Wednesday, January 1, 2014

[batavia-news] Turkish FM: 1915 Armenian deportation inhumane

 

 

Res : "Armenians mark the date April 24, 1915, when several hundred Armenian intellectuals were rounded up, arrested and later executed as the start of the Armenian genocide and it is generally said to have extended to 1917. However, there were also massacres of Armenians in 1894, 1895, 1896, 1909, and a reprise between 1920 and 1923.
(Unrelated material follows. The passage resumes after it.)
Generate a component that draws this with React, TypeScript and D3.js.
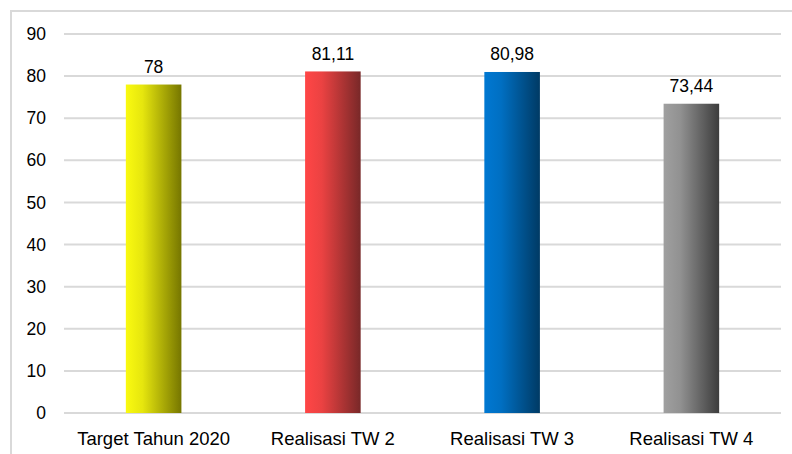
import React from "react";
import * as d3 from "d3";

const categories = ["Target Tahun 2020", "Realisasi TW 2", "Realisasi TW 3", "Realisasi TW 4"];
const values = [78, 81.11, 80.98, 73.44];
const valueLabels = ["78", "81,11", "80,98", "73,44"];
const yTicks = [0, 10, 20, 30, 40, 50, 60, 70, 80, 90];
const colorsLight = ["#fafa10", "#ff4646", "#0078d2", "#a0a0a0"];
const colorsDark = ["#767600", "#782828", "#003a64", "#3c3c3c"];

export default function App() {
  const W = 792, H = 454;
  const left = 64, right = 781, top = 34, bottom = 413;
  const x = d3.scaleBand<string>().domain(categories).range([left, right]).paddingInner(0.69).paddingOuter(0.345);
  const y = d3.scaleLinear().domain([0, 90]).range([bottom, top]);
  const font = "'Liberation Sans', Arial, sans-serif";
  return (
    <svg width={W} height={H} style={{ position: "absolute", left: 0, top: 0, background: "#fff" }}>
      <defs>
        {categories.map((c, i) => (
          <linearGradient key={c} id={`g${i}`} x1="0" x2="1" y1="0" y2="0">
            <stop offset="0" stopColor={colorsLight[i]} />
            <stop offset="0.3" stopColor={d3.interpolateRgb(colorsLight[i], colorsDark[i])(0.15)} />
            <stop offset="1" stopColor={colorsDark[i]} />
          </linearGradient>
        ))}
      </defs>
      <rect x={11} y={11} width={W} height={H} fill="#fff" stroke="#d9d9d9" strokeWidth={2} />
      {yTicks.map((t) => (
        <g key={t}>
          <line x1={left} x2={right} y1={y(t)} y2={y(t)} stroke="#d9d9d9" strokeWidth={2} />
          <text x={46} y={y(t)} dy="0.35em" textAnchor="end" fontFamily={font} fontSize={17.5} fill="#000">
            {t}
          </text>
        </g>
      ))}
      {categories.map((c, i) => {
        const bx = x(c)!;
        const bw = x.bandwidth();
        return (
          <g key={c}>
            <rect x={bx} y={y(values[i])} width={bw} height={bottom - y(values[i])} fill={`url(#g${i})`} />
            <text x={bx + bw / 2} y={y(values[i]) - 11.5} textAnchor="middle" fontFamily={font} fontSize={17.5} fill="#000">
              {valueLabels[i]}
            </text>
            <text x={bx + bw / 2} y={445} textAnchor="middle" fontFamily={font} fontSize={18.5} fill="#000">
              {c}
            </text>
          </g>
        );
      })}
    </svg>
  );
}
The University of Minnesota's Center for Holocaust and Genocide Studies has compiled figures by province and district that show there were 2,133,190 Armenians in the empire in 1914 and only about 387,800 by 1922."  [http://www.nytimes.com/ref/timestopics/topics_armeniangenocide.html ]

 
 
 

Turkish FM: 1915 Armenian deportation inhumane

Cansu Çamlıbel YEREVAN - Hürriyet

Staging a landmark visit to Yerevan, FM Davutoğlu declares the Ottoman deportation of Armenians in 1915 to have been 'wrong' and 'inhumane'

Foreign Minister Ahmet Davutoğlu shakes hands with his Armenian   opposite number, Edward Nalbandian, after the latter arrived in Yerevan   for regional talks following years of icy relations. AFP photo

Foreign Minister Ahmet Davutoğlu shakes hands with his Armenian opposite number, Edward Nalbandian, after the latter arrived in Yerevan for regional talks following years of icy relations. AFP photo

The "deportation" of Armenians in 1915 was inhumane, and Turkey has never supported the move, Foreign Minister Ahmet Davutoğlu said yesterday as he made a landmark visit to the country's long-time foe, Armenia.
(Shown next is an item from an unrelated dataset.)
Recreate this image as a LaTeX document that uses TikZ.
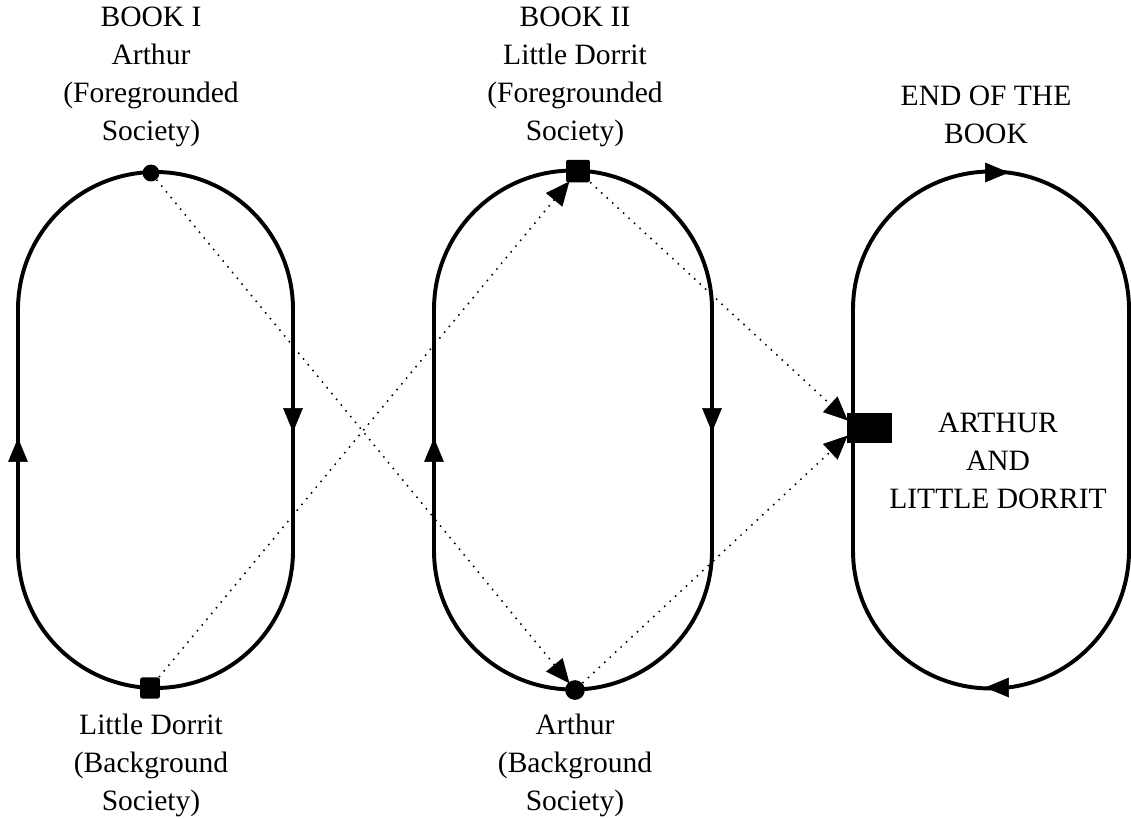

Accompanied by Foreign Ministry Undersecretary Feridun Sinirlioğlu, Davutoğlu visited Yerevan for the
Black Sea Economic Cooperation (BSEC) group meeting. The top diplomat met with his Armenian counterpart, Edward Nalbandian, on the sidelines of the summit.
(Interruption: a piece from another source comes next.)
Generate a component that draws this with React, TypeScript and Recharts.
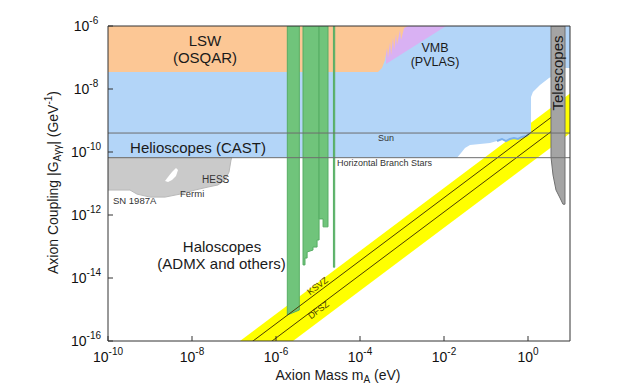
import { ComposedChart, Area, Line, XAxis, YAxis, ReferenceLine } from 'recharts'

const FONT = 'Arial, "Liberation Sans", Helvetica, sans-serif'
const W = 611
const H = 383

const X_TICKS = [1e-10, 1e-8, 1e-6, 1e-4, 1e-2, 1]
const Y_TICKS = [1e-16, 1e-14, 1e-12, 1e-10, 1e-8, 1e-6]
const G_MAX = 1e-6

// reference couplings (GeV^-1)
const G_SUN = 4.0e-10
const G_HB = 6.6e-11

// [mass eV, lower edge of excluded coupling] - upper edge is the top of the plot
const LSW_OSQAR: [number, number][] = [
  [1e-10, 3.47e-8], [2.68e-4, 3.47e-8], [3.34e-4, 4.6e-8], [3.94e-4, 8.3e-8],
  [4.4e-4, 2.0e-7], [4.64e-4, 9.6e-8], [5.2e-4, 3.1e-7], [5.5e-4, 1.2e-7],
  [6.1e-4, 4.2e-7], [6.5e-4, 1.73e-7], [7.2e-4, 5.6e-7], [7.6e-4, 2.5e-7],
  [8.95e-4, 7.5e-7], [9.5e-4, 3.6e-7], [1.12e-3, 8.6e-7], [1.39e-3, 1e-6],
]
const VMB_PVLAS: [number, number][] = [[4.16e-4, 6.2e-8], [1.12e-2, 1e-6]]
const HELIOSCOPES: [number, number][] = [
  [1e-10, 6.6e-11], [2.04e-2, 6.6e-11], [2.54e-2, 9.3e-11], [3.16e-2, 1.34e-10],
  [4.16e-2, 1.67e-10], [7.2e-2, 1.8e-10], [0.124, 1.93e-10], [0.183, 2.23e-10],
  [0.24, 2.59e-10], [0.3, 2.23e-10], [0.372, 2.59e-10], [0.464, 2.78e-10],
  [0.578, 2.59e-10], [0.72, 2.99e-10], [0.9, 3.22e-10], [1.12, 4.0e-10],
  [1.18, 4.3e-10], [1.18, 5.6e-9], [1.31, 8.0e-9], [1.93, 1.34e-8],
  [3.16, 2.23e-8], [3.53, 2.4e-8], [7.6, 4.6e-8], [10, 4.6e-8],
]
const SUN_EDGE: [number, number][] = [
  [0.183, 2.23e-10], [0.24, 2.59e-10], [0.3, 2.23e-10], [0.372, 2.59e-10],
  [0.464, 2.78e-10], [0.578, 2.59e-10], [0.72, 2.99e-10], [0.9, 3.22e-10], [1.12, 4.0e-10],
]
// astrophysics (SN 1987A, Fermi, HESS): upper edge is the HB line
const ASTRO: [number, number][] = [
  [1e-10, 6.2e-12], [3.34e-10, 6.2e-12], [4.9e-10, 4.6e-12], [1e-9, 3.7e-12],
  [2.28e-9, 3.7e-12], [5.2e-9, 4.6e-12], [1.18e-8, 6.2e-12], [2.4e-8, 7.7e-12],
  [4.16e-8, 9.0e-12], [6.1e-8, 1.29e-11], [7.6e-8, 2.3e-11], [8.5e-8, 5.6e-11], [8.9e-8, 6.6e-11],
]
const ASTRO_HOLE: [number, number, number][] = [
  [2.28e-9, 1.2e-11, 1.2e-11], [2.68e-9, 1.12e-11, 1.61e-11], [3.34e-9, 1.29e-11, 2.3e-11],
  [4.16e-9, 1.73e-11, 3.1e-11], [4.64e-9, 2.68e-11, 2.68e-11],
]
// haloscopes (ADMX and others)
const ADMX_1: [number, number][] = [[1.86e-6, 6.7e-16], [3.59e-6, 9.6e-16]]
const ADMX_2: [number, number][] = [
  [4.4e-6, 2.6e-14], [4.9e-6, 2.6e-14], [4.9e-6, 4.3e-14], [5.5e-6, 4.3e-14],
  [5.5e-6, 6.7e-14], [7.6e-6, 7.7e-14], [7.6e-6, 9.6e-14], [9.5e-6, 9.6e-14],
  [9.5e-6, 1.61e-13], [1.06e-5, 1.61e-13],
]
const ADMX_3: [number, number][] = [[1.06e-5, 7.5e-13], [1.32e-5, 7.5e-13], [1.32e-5, 4.2e-13], [1.73e-5, 4.2e-13]]
const ADMX_4: [number, number][] = [[2.33e-5, 2.2e-14], [2.5e-5, 2.2e-14]]
const TELESCOPES: [number, number][] = [
  [3.53, 6.9e-11], [3.94, 1.86e-11], [4.64, 6.2e-12], [5.78, 3.47e-12], [6.81, 2.2e-12], [7.6, 2.2e-12],
]
// QCD axion band and model lines: [mass, coupling]
const BAND: [number, number, number][] = [[1e-7, 3.94e-18, 7.2e-17], [10, 3.94e-10, 7.2e-9]]
const KSVZ: [number, number][] = [[1e-7, 3.53e-17], [3.53, 1.25e-9]]
const DFSZ: [number, number][] = [[1e-7, 1.24e-17], [3.53, 4.4e-10]]

const toRange = (pts: [number, number][], hi: number) => pts.map(([m, lo]) => ({ m, r: [lo, hi] }))
const toBar = (pts: [number, number][]) => {
  const first = pts[0][0]
  const last = pts[pts.length - 1][0]
  return [{ m: first, r: [G_MAX, G_MAX] }, ...toRange(pts, G_MAX), { m: last, r: [G_MAX, G_MAX] }]
}
const toLine = (pts: [number, number][]) => pts.map(([m, g]) => ({ m, g }))

const XTick = (props: any) => {
  const { x, y, payload } = props
  const exp = Math.round(Math.log10(payload.value))
  return (
    <text x={x} y={y + 21} textAnchor="middle" fontFamily={FONT} fill="#111">
      <tspan fontSize={14}>10</tspan>
      <tspan fontSize={10} dy={-7}>{exp}</tspan>
    </text>
  )
}

const YTick = (props: any) => {
  const { x, y, payload } = props
  const exp = Math.round(Math.log10(payload.value))
  return (
    <text x={x - 22} y={y + 5} textAnchor="middle" fontFamily={FONT} fill="#111">
      <tspan fontSize={14}>10</tspan>
      <tspan fontSize={10} dy={-7}>{exp}</tspan>
    </text>
  )
}

const area = {
  type: 'linear' as const,
  dataKey: 'r',
  fillOpacity: 1,
  isAnimationActive: false,
  dot: false,
  activeDot: false,
}

export default function App() {
  return (
    <div style={{ position: 'relative', width: W, height: H }}>
      <ComposedChart width={W} height={H} margin={{ top: 17, right: 48, bottom: 0, left: 0 }}>
        <XAxis
          dataKey="m" type="number" scale="log" domain={[1e-10, 10]} allowDataOverflow
          ticks={X_TICKS} height={50} tickSize={-5} tickMargin={5}
          stroke="#333" tick={<XTick />}
        />
        <XAxis
          xAxisId="top" orientation="top" dataKey="m" type="number" scale="log" domain={[1e-10, 10]}
          allowDataOverflow ticks={X_TICKS} height={1} tickSize={-5} tick={false} stroke="#333"
        />
        <YAxis
          type="number" scale="log" domain={[1e-16, 1e-6]} allowDataOverflow
          ticks={Y_TICKS} width={100} tickSize={-5} tickMargin={5}
          stroke="#333" tick={<YTick />}
        />
        <YAxis
          yAxisId="right" orientation="right" type="number" scale="log" domain={[1e-16, 1e-6]}
          allowDataOverflow ticks={Y_TICKS} width={1} tickSize={-5} tick={false} stroke="#333"
        />

        <Area {...area} data={BAND.map(([m, lo, hi]) => ({ m, r: [lo, hi] }))} stroke="none" fill="#ffff00" />
        <Area {...area} data={toRange(HELIOSCOPES, G_MAX)} stroke="none" fill="#b3d5f8" />
        <Area {...area} data={toRange(VMB_PVLAS, G_MAX)} stroke="none" fill="#d9b1f3" />
        <Area {...area} data={toRange(LSW_OSQAR, G_MAX)} stroke="none" fill="#fcc795" />
        <Area {...area} data={toRange(ASTRO, G_HB)} stroke="#b8b8b8" fill="#cacaca" />
        <Area {...area} data={ASTRO_HOLE.map(([m, lo, hi]) => ({ m, r: [lo, hi] }))} stroke="none" fill="#ffffff" />
        <Area {...area} data={toBar(ADMX_1)} stroke="#56ad64" fill="#70c47b" />
        <Area {...area} data={toBar(ADMX_2)} stroke="#56ad64" fill="#70c47b" />
        <Area {...area} data={toBar(ADMX_3)} stroke="#56ad64" fill="#70c47b" />
        <Area {...area} data={toBar(ADMX_4)} stroke="#56ad64" fill="#70c47b" />

        <Line data={toLine(SUN_EDGE)} dataKey="g" type="linear" stroke="#7cb0ea" strokeWidth={2} dot={false} activeDot={false} isAnimationActive={false} />
        <Line data={toLine(KSVZ)} dataKey="g" type="linear" stroke="#4a3c00" strokeWidth={1} dot={false} activeDot={false} isAnimationActive={false} />
        <Line data={toLine(DFSZ)} dataKey="g" type="linear" stroke="#4a3c00" strokeWidth={1} dot={false} activeDot={false} isAnimationActive={false} />
        <ReferenceLine y={G_SUN} stroke="#6e6e6e" strokeWidth={1} />
        <ReferenceLine y={G_HB} stroke="#6e6e6e" strokeWidth={1} />

        <Area {...area} data={toBar(TELESCOPES)} stroke="#707070" fill="#a4a4a4" />
      </ComposedChart>

      <svg
        width={W} height={H}
        style={{ position: 'absolute', left: 0, top: 0, pointerEvents: 'none', overflow: 'visible' }}
        fontFamily={FONT}
      >
        <g fill="#1a1a1a" textAnchor="middle">
          <text x={197} y={38} fontSize={15}>LSW</text>
          <text x={197} y={55} fontSize={15}>(OSQAR)</text>
          <text x={190} y={145} fontSize={15}>Helioscopes (CAST)</text>
          <text x={427} y={44} fontSize={12.5}>VMB</text>
          <text x={427} y={58} fontSize={12.5}>(PVLAS)</text>
          <text x={214} y={244} fontSize={15}>Haloscopes</text>
          <text x={213.5} y={261} fontSize={15}>(ADMX and others)</text>
          <text x={555} y={65} fontSize={15} transform="rotate(-90 555 65)">Telescopes</text>
        </g>
        <g fill="#333" fontSize={9}>
          <text x={378} y={133} textAnchor="middle">Sun</text>
          <text x={329} y={157.5}>Horizontal Branch Stars</text>
          <text x={194} y={175} fontSize={10}>HESS</text>
          <text x={172} y={189} fontSize={9.5}>Fermi</text>
          <text x={105} y={196} fontSize={9.5}>SN 1987A</text>
        </g>
        <g fill="#4a3c00" fontSize={9} textAnchor="middle" dominantBaseline="central">
          <text x={309.5} y={278} transform="rotate(-36.87 309.5 278)">KSVZ</text>
          <text x={310.5} y={302} transform="rotate(-36.87 310.5 302)">DFSZ</text>
        </g>
        <text x={330} y={372} fontSize={14} textAnchor="middle" fill="#1a1a1a">
          Axion Mass m<tspan fontSize={10} dy={3}>A</tspan><tspan dy={-3}> (eV)</tspan>
        </text>
        <text
          x={49.5} y={174.5} fontSize={14} textAnchor="middle" fill="#1a1a1a"
          transform="rotate(-90 49.5 174.5)"
        >
          Axion Coupling |G<tspan fontSize={10} dy={3}>Aγγ</tspan>
          <tspan dy={-3}>| (GeV</tspan><tspan fontSize={10} dy={-6}>-1</tspan><tspan dy={6}>)</tspan>
        </text>
      </svg>
    </div>
  )
}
"We are very pleased with the meeting with Nalbandian; it was candid. The primary aim is to build an environment of dialogue on a strong basis," Davutoğlu said after the meeting, while dismissing claims that he suggested to Armenia that it withdraw from two regions in Nagorno-Karabakh.

Davutoğlu expressed his hope that a collective consciousness between the two countries could be created with a "just memory."

"We say 'just memory.' What I mean with that is we should know the facts. Then we see that Turkish-Armenian relations do not date back like German-Jewish ties. In every street, there is a common sign.
After you discover this, then you see the deportation, which I see as a totally wrong practice done by [the Ottoman-era rulers under the Committee of Union and Progress]. It was inhumane," Davutoğlu told a group of reporters en route to Yerevan.

Yerevan wants
Ankara to recognize the mass killings of Armenians during the forced deportation in World War I as genocide, but Turkey has steadfastly refused to do so.

"But when you write a history taking the deportation into account, then a collective conscious was created from this side [Turkey] that Armenians betrayed their nation and deserved the deportation.
We should destroy these two collective consciousnesses. We abolished this wrong consciousness in 2005, but Armenians still have it," he told reporters.

Primary aim not to open border

"Our primary aim is not open only the Turkish-Armenian border but to form a foundation that will pave the way for a comprehensive peace," Davutoğlu said. "It has three pillars. The first one is relations between Turkey and Armenia. The second one is Azerbaijani-Armenian relations. This also includes Georgian-Abkhaz ties. The third one is relations between Turks and Armenians," he said.

Turkey and Armenia signed protocols in 2009 to establish diplomatic relations and open their sealed borders, but neither succeeded in completing the process for different reasons.

"If one of the pillars is crippled, it will create distress. Let's say we opened the Armenian border gate. If a war breaks out between Armenia and Azerbaijan, then we would be forced to close it again. The hardest thing is to defrost the iceberg of the status quo. You could start a war when you trying to defrost it," he said.

The foreign minister said they were holding talks with the Armenian diaspora but were not publicizing the matter. "In the past, talking with the diaspora has been perceived as a threat or aimed for intelligence issues. Diplomats thought, 'What would I do?' if it were recorded. But now it has become a duty. Since that time, whenever I go abroad I meet with the Armenian community if there is one. We don't publicly announce the people we meet due to the fact that extremist Armenians would cause problems," he said. "What we realize is that if you cannot provide a basis in ties with the diaspora, that puts pressure on ties with Armenia and it becomes deadlocked."